А тот посетитель, с художнически ниспадающими волосами и детской безмятежностью на челе, появился и второй, и третий раз в моем кабинете, и, когда я окончательно отклонил его попытки поведать миру о «трагедии», он торжественно удалился, заявив:
— Я и мои единомышленники возьмем в ответ на ваше бездушие по львенку, и, если вы расстреляете их, мы воздвигнем Могилу Неизвестного Льва.
Изящным жестом и интонациями он украсил, укрупнил эту фразу большими буквами. И ушел, убежденный в том, что защитил достойно интересы Гуманизма и Цивилизации.
Когда я рассказал одному моему старому товарищу о Вове и Кинге, он заметил: «Эти истории рядом как ломоть черного хлеба и кусок торта». Нет, я не рискну назвать даже в атмосфере моды и экзальтации излишне эмоциональную любовь к животным «кондитерским гуманизмом». Более точным, возможно, будет термин «портативный гуманизм». И тут по логике вещей мы должны вернуться к мысли Паскаля о забаве и справедливости, рассмотреть ее более подробно, «современным оком».
В чем опасность «портативного гуманизма»? От чего уводит нас новая мода, устанавливая определенные формы «забавы и справедливости»?
В 1844 году Оноре де Бальзак, узнав случайно от малознакомого адвоката о том, что должны казнить человека, который из уважения к памяти женщины не захотел рассказать на суде подлинных обстоятельств события, во много раз уменьшающих его вину, оставил на недописанной странице роман, сел в почтовую карету и очертя голову кинулся в далекий городок, забыв на время о «Человеческой комедии» ради участия в живой жизненной драме… Короленко посвятил несколько лет жизни «Мултанскому делу» — и выиграл его, спас от каторги ни в чем не повинных людей… Но чтобы увидеть, ощутить красоту и величие гражданственности, не надо углубляться в историю литературы: достаточно посмотреть вокруг себя. Недавно вышли два тома сочинений Григория Александровича Медынского, в которых запечатлен не только долголетний художнический труд, но и гражданский подвиг писателя.
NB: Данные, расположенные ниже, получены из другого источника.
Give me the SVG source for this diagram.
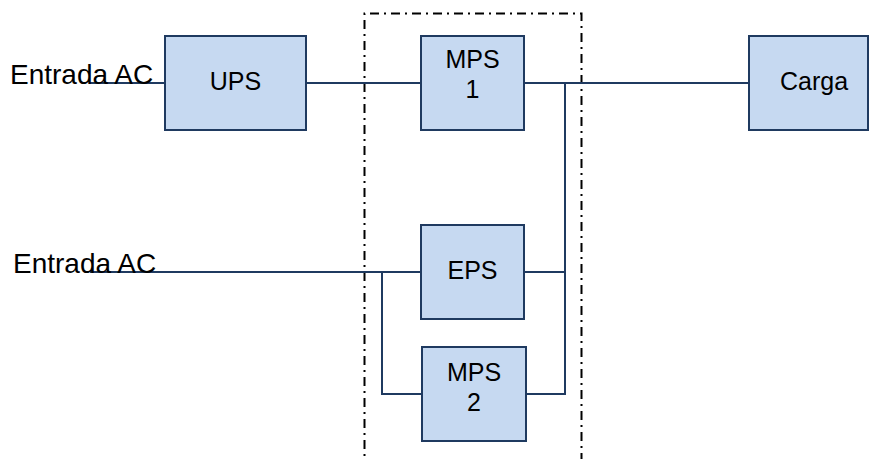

Его письма к заключенным, отмеченные полнотой человеческой самоотдачи, его напряженная борьба за их души, а потом, после освобождения, за их жизнеустройство — летопись мужества и любви к человеку. Эти два тома заслуживают подробного и взыскательного разбора, что, надеюсь, и будет осуществлено нашей критикой. Я лишь хочу отметить, раз речь зашла о гражданственности, что Медынский не только написал «Трудную книгу», у него у самого была жизнь трудная — в истинно возвышенном понимании, — жизнь борца за человеческие судьбы, за торжество нравственных и социальных истин. В его писательской деятельности соединились лучшие гуманистические традиции мировой и особенно нашей, самой совестливой в мире, русской литературы с тем рыцарским пониманием долга перед народом, которое у личности формирует этика революционеров, перестройка действительности по «законам красоты». Сила и — не побоюсь высокого определения (он его заслужил напряжением сердца!) — величие Медынского и в том, что он неодинокая фигура, в нем выражены деятельно-гуманистические, подлинно гражданственные тенденции нашей литературы, нашего общества, государства.